## WHAT YOU WILL DO
Copy out the listing that follows exactly, dropping every picture.
>>>
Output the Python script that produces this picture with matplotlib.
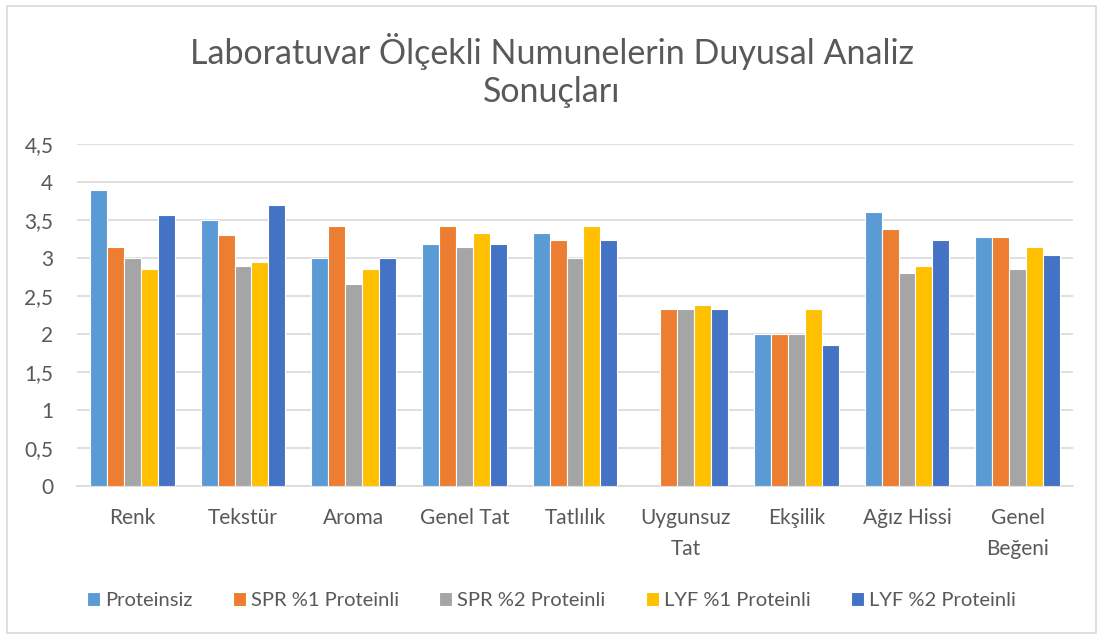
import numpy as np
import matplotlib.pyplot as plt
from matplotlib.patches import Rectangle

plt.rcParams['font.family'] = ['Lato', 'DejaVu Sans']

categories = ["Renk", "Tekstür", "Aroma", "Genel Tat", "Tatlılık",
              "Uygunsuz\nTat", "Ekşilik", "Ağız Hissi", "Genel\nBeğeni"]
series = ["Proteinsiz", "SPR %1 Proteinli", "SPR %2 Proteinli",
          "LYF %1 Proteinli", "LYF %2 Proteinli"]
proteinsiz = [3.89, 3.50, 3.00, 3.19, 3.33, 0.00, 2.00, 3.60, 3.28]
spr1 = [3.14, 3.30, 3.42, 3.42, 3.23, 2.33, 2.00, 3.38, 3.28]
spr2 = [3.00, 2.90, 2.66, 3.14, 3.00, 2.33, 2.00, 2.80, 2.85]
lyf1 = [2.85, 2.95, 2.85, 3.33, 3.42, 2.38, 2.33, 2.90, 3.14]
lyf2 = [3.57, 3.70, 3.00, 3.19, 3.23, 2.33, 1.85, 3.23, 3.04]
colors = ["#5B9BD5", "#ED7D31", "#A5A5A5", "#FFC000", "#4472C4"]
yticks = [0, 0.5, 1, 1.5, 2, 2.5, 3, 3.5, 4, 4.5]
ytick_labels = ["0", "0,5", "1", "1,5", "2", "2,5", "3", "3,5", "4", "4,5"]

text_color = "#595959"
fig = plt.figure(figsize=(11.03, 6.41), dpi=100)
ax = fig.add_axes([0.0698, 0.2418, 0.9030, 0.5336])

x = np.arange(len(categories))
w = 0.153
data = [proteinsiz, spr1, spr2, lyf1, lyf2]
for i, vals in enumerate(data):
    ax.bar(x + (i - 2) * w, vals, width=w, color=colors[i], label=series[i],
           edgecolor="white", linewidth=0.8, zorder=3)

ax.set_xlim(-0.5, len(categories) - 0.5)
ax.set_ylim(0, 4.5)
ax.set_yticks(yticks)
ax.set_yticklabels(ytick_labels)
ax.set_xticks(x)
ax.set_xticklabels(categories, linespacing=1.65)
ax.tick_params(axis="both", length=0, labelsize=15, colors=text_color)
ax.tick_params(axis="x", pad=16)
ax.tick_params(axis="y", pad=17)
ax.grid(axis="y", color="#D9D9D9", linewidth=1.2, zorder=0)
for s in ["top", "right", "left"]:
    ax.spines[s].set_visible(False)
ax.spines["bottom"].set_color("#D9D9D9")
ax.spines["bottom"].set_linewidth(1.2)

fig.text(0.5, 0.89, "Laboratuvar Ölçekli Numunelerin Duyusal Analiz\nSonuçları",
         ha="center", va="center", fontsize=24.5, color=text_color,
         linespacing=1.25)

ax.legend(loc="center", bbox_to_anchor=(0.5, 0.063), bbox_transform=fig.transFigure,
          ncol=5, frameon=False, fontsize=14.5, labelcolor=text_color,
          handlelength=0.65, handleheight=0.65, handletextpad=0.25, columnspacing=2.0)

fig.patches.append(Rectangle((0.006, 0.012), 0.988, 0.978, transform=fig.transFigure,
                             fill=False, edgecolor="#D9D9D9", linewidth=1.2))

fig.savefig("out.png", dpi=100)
<<<
## THE ANSWER
Output the Python script that produces this picture with matplotlib.
import numpy as np
import matplotlib.pyplot as plt
from matplotlib.patches import Rectangle

plt.rcParams['font.family'] = ['Lato', 'DejaVu Sans']

categories = ["Renk", "Tekstür", "Aroma", "Genel Tat", "Tatlılık",
              "Uygunsuz\nTat", "Ekşilik", "Ağız Hissi", "Genel\nBeğeni"]
series = ["Proteinsiz", "SPR %1 Proteinli", "SPR %2 Proteinli",
          "LYF %1 Proteinli", "LYF %2 Proteinli"]
proteinsiz = [3.89, 3.50, 3.00, 3.19, 3.33, 0.00, 2.00, 3.60, 3.28]
spr1 = [3.14, 3.30, 3.42, 3.42, 3.23, 2.33, 2.00, 3.38, 3.28]
spr2 = [3.00, 2.90, 2.66, 3.14, 3.00, 2.33, 2.00, 2.80, 2.85]
lyf1 = [2.85, 2.95, 2.85, 3.33, 3.42, 2.38, 2.33, 2.90, 3.14]
lyf2 = [3.57, 3.70, 3.00, 3.19, 3.23, 2.33, 1.85, 3.23, 3.04]
colors = ["#5B9BD5", "#ED7D31", "#A5A5A5", "#FFC000", "#4472C4"]
yticks = [0, 0.5, 1, 1.5, 2, 2.5, 3, 3.5, 4, 4.5]
ytick_labels = ["0", "0,5", "1", "1,5", "2", "2,5", "3", "3,5", "4", "4,5"]

text_color = "#595959"
fig = plt.figure(figsize=(11.03, 6.41), dpi=100)
ax = fig.add_axes([0.0698, 0.2418, 0.9030, 0.5336])

x = np.arange(len(categories))
w = 0.153
data = [proteinsiz, spr1, spr2, lyf1, lyf2]
for i, vals in enumerate(data):
    ax.bar(x + (i - 2) * w, vals, width=w, color=colors[i], label=series[i],
           edgecolor="white", linewidth=0.8, zorder=3)

ax.set_xlim(-0.5, len(categories) - 0.5)
ax.set_ylim(0, 4.5)
ax.set_yticks(yticks)
ax.set_yticklabels(ytick_labels)
ax.set_xticks(x)
ax.set_xticklabels(categories, linespacing=1.65)
ax.tick_params(axis="both", length=0, labelsize=15, colors=text_color)
ax.tick_params(axis="x", pad=16)
ax.tick_params(axis="y", pad=17)
ax.grid(axis="y", color="#D9D9D9", linewidth=1.2, zorder=0)
for s in ["top", "right", "left"]:
    ax.spines[s].set_visible(False)
ax.spines["bottom"].set_color("#D9D9D9")
ax.spines["bottom"].set_linewidth(1.2)

fig.text(0.5, 0.89, "Laboratuvar Ölçekli Numunelerin Duyusal Analiz\nSonuçları",
         ha="center", va="center", fontsize=24.5, color=text_color,
         linespacing=1.25)

ax.legend(loc="center", bbox_to_anchor=(0.5, 0.063), bbox_transform=fig.transFigure,
          ncol=5, frameon=False, fontsize=14.5, labelcolor=text_color,
          handlelength=0.65, handleheight=0.65, handletextpad=0.25, columnspacing=2.0)

fig.patches.append(Rectangle((0.006, 0.012), 0.988, 0.978, transform=fig.transFigure,
                             fill=False, edgecolor="#D9D9D9", linewidth=1.2))

fig.savefig("out.png", dpi=100)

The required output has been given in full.